EXERCISE REQUIREMENTS. Return the listing below verbatim. Pictures do not belong in the copy.

DATA SHOWN.
——————————
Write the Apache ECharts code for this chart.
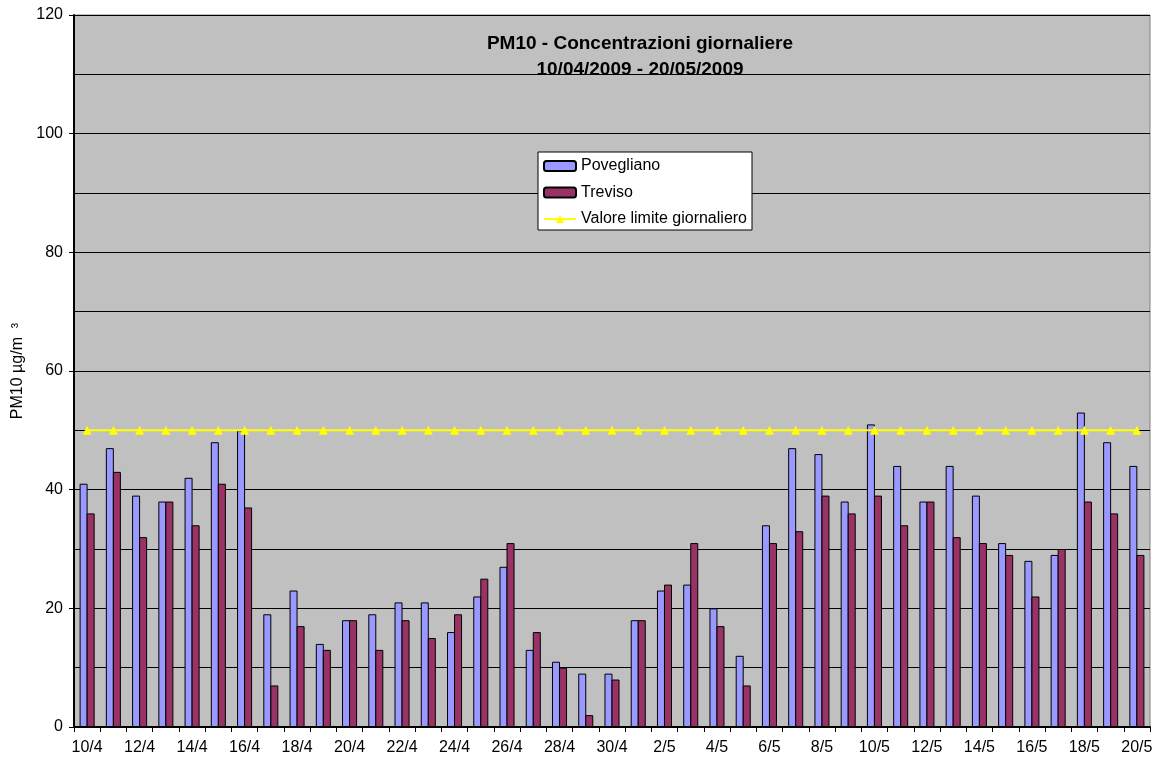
<!DOCTYPE html>
<html>
<head>
<meta charset="utf-8">
<script src="https://cdn.jsdelivr.net/npm/echarts@6/dist/echarts.min.js"></script>
<style>
  html, body { margin: 0; padding: 0; background: #fff; }
  #chart { width: 1159px; height: 757px; }
</style>
</head>
<body>
<div id="chart"></div>
<script>
const days = [
  "10/4", "11/4", "12/4", "13/4", "14/4", "15/4", "16/4", "17/4", "18/4", "19/4",
  "20/4", "21/4", "22/4", "23/4", "24/4", "25/4", "26/4", "27/4", "28/4", "29/4",
  "30/4", "1/5", "2/5", "3/5", "4/5", "5/5", "6/5", "7/5", "8/5", "9/5",
  "10/5", "11/5", "12/5", "13/5", "14/5", "15/5", "16/5", "17/5", "18/5", "19/5", "20/5"
];
const povegliano = [
  41, 47, 39, 38, 42, 48, 50, 19, 23, 14,
  18, 19, 21, 21, 16, 22, 27, 13, 11, 9,
  9, 18, 23, 24, 20, 12, 34, 47, 46, 38,
  51, 44, 38, 44, 39, 31, 28, 29, 53, 48, 44
];
const treviso = [
  36, 43, 32, 38, 34, 41, 37, 7, 17, 13,
  18, 13, 18, 15, 19, 25, 31, 16, 10, 2,
  8, 18, 24, 31, 17, 7, 31, 33, 39, 36,
  39, 34, 38, 32, 31, 29, 22, 30, 38, 36, 29
];
const limite = days.map(() => 50);

const chart = echarts.init(document.getElementById("chart"));
const font = "Liberation Sans, Arial, sans-serif";

chart.setOption({
  backgroundColor: "#ffffff",
  textStyle: { fontFamily: font },
  title: {
    text: "PM10 - Concentrazioni giornaliere\n10/04/2009 - 20/05/2009",
    left: 640,
    top: 31,
    textAlign: "center",
    padding: 0,
    textStyle: { fontSize: 19, fontWeight: "bold", color: "#000", lineHeight: 26, fontFamily: font }
  },
  legend: {
    orient: "vertical",
    left: 538,
    top: 152,
    padding: [6, 5, 3, 5],
    itemGap: 10.5,
    itemWidth: 32,
    itemHeight: 10,
    backgroundColor: "#ffffff",
    borderColor: "#000000",
    borderWidth: 1,
    borderRadius: 0,
    textStyle: { fontSize: 16, color: "#000", lineHeight: 16 },
    data: ["Povegliano", "Treviso", "Valore limite giornaliero"]
  },
  grid: {
    left: 74,
    right: 9,
    top: 15,
    bottom: 30,
    show: true,
    backgroundColor: "#c0c0c0",
    borderColor: "#808080",
    borderWidth: 1
  },
  xAxis: {
    type: "category",
    data: days,
    boundaryGap: true,
    axisLine: { lineStyle: { color: "#000", width: 2 } },
    axisTick: { show: true, interval: 0, length: 5, lineStyle: { color: "#000" } },
    axisLabel: { interval: 1, color: "#000", fontSize: 16, margin: 13 }
  },
  yAxis: {
    type: "value",
    min: 0,
    max: 120,
    interval: 20,
    name: "PM10 µg/m  ³",
    nameLocation: "middle",
    nameGap: 44,
    nameTextStyle: { fontSize: 16, color: "#000" },
    axisLine: { show: true, lineStyle: { color: "#000", width: 2 } },
    axisTick: { show: true, length: 5, lineStyle: { color: "#000" } },
    axisLabel: { color: "#000", fontSize: 16, margin: 11 },
    splitLine: { show: true, lineStyle: { color: "#000", width: 1 } },
    minorTick: { show: false, splitNumber: 2 },
    minorSplitLine: { show: true, lineStyle: { color: "#000", width: 1 } }
  },
  series: [
    {
      name: "Povegliano",
      type: "bar",
      data: povegliano,
      barWidth: 8,
      barGap: "-12%",
      itemStyle: { color: "#9999ff", borderColor: "#000", borderWidth: 1 }
    },
    {
      name: "Treviso",
      type: "bar",
      data: treviso,
      barWidth: 8,
      barGap: "-12%",
      itemStyle: { color: "#993366", borderColor: "#000", borderWidth: 1 }
    },
    {
      name: "Valore limite giornaliero",
      type: "line",
      data: limite,
      symbol: "triangle",
      symbolSize: 9,
      lineStyle: { color: "#ffff00", width: 2 },
      itemStyle: { color: "#ffff00" }
    }
  ]
});
</script>
</body>
</html>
——————————
CORRECT OUTPUT.
Write the Apache ECharts code for this chart.
<!DOCTYPE html>
<html>
<head>
<meta charset="utf-8">
<script src="https://cdn.jsdelivr.net/npm/echarts@6/dist/echarts.min.js"></script>
<style>
  html, body { margin: 0; padding: 0; background: #fff; }
  #chart { width: 1159px; height: 757px; }
</style>
</head>
<body>
<div id="chart"></div>
<script>
const days = [
  "10/4", "11/4", "12/4", "13/4", "14/4", "15/4", "16/4", "17/4", "18/4", "19/4",
  "20/4", "21/4", "22/4", "23/4", "24/4", "25/4", "26/4", "27/4", "28/4", "29/4",
  "30/4", "1/5", "2/5", "3/5", "4/5", "5/5", "6/5", "7/5", "8/5", "9/5",
  "10/5", "11/5", "12/5", "13/5", "14/5", "15/5", "16/5", "17/5", "18/5", "19/5", "20/5"
];
const povegliano = [
  41, 47, 39, 38, 42, 48, 50, 19, 23, 14,
  18, 19, 21, 21, 16, 22, 27, 13, 11, 9,
  9, 18, 23, 24, 20, 12, 34, 47, 46, 38,
  51, 44, 38, 44, 39, 31, 28, 29, 53, 48, 44
];
const treviso = [
  36, 43, 32, 38, 34, 41, 37, 7, 17, 13,
  18, 13, 18, 15, 19, 25, 31, 16, 10, 2,
  8, 18, 24, 31, 17, 7, 31, 33, 39, 36,
  39, 34, 38, 32, 31, 29, 22, 30, 38, 36, 29
];
const limite = days.map(() => 50);

const chart = echarts.init(document.getElementById("chart"));
const font = "Liberation Sans, Arial, sans-serif";

chart.setOption({
  backgroundColor: "#ffffff",
  textStyle: { fontFamily: font },
  title: {
    text: "PM10 - Concentrazioni giornaliere\n10/04/2009 - 20/05/2009",
    left: 640,
    top: 31,
    textAlign: "center",
    padding: 0,
    textStyle: { fontSize: 19, fontWeight: "bold", color: "#000", lineHeight: 26, fontFamily: font }
  },
  legend: {
    orient: "vertical",
    left: 538,
    top: 152,
    padding: [6, 5, 3, 5],
    itemGap: 10.5,
    itemWidth: 32,
    itemHeight: 10,
    backgroundColor: "#ffffff",
    borderColor: "#000000",
    borderWidth: 1,
    borderRadius: 0,
    textStyle: { fontSize: 16, color: "#000", lineHeight: 16 },
    data: ["Povegliano", "Treviso", "Valore limite giornaliero"]
  },
  grid: {
    left: 74,
    right: 9,
    top: 15,
    bottom: 30,
    show: true,
    backgroundColor: "#c0c0c0",
    borderColor: "#808080",
    borderWidth: 1
  },
  xAxis: {
    type: "category",
    data: days,
    boundaryGap: true,
    axisLine: { lineStyle: { color: "#000", width: 2 } },
    axisTick: { show: true, interval: 0, length: 5, lineStyle: { color: "#000" } },
    axisLabel: { interval: 1, color: "#000", fontSize: 16, margin: 13 }
  },
  yAxis: {
    type: "value",
    min: 0,
    max: 120,
    interval: 20,
    name: "PM10 µg/m  ³",
    nameLocation: "middle",
    nameGap: 44,
    nameTextStyle: { fontSize: 16, color: "#000" },
    axisLine: { show: true, lineStyle: { color: "#000", width: 2 } },
    axisTick: { show: true, length: 5, lineStyle: { color: "#000" } },
    axisLabel: { color: "#000", fontSize: 16, margin: 11 },
    splitLine: { show: true, lineStyle: { color: "#000", width: 1 } },
    minorTick: { show: false, splitNumber: 2 },
    minorSplitLine: { show: true, lineStyle: { color: "#000", width: 1 } }
  },
  series: [
    {
      name: "Povegliano",
      type: "bar",
      data: povegliano,
      barWidth: 8,
      barGap: "-12%",
      itemStyle: { color: "#9999ff", borderColor: "#000", borderWidth: 1 }
    },
    {
      name: "Treviso",
      type: "bar",
      data: treviso,
      barWidth: 8,
      barGap: "-12%",
      itemStyle: { color: "#993366", borderColor: "#000", borderWidth: 1 }
    },
    {
      name: "Valore limite giornaliero",
      type: "line",
      data: limite,
      symbol: "triangle",
      symbolSize: 9,
      lineStyle: { color: "#ffff00", width: 2 },
      itemStyle: { color: "#ffff00" }
    }
  ]
});
</script>
</body>
</html>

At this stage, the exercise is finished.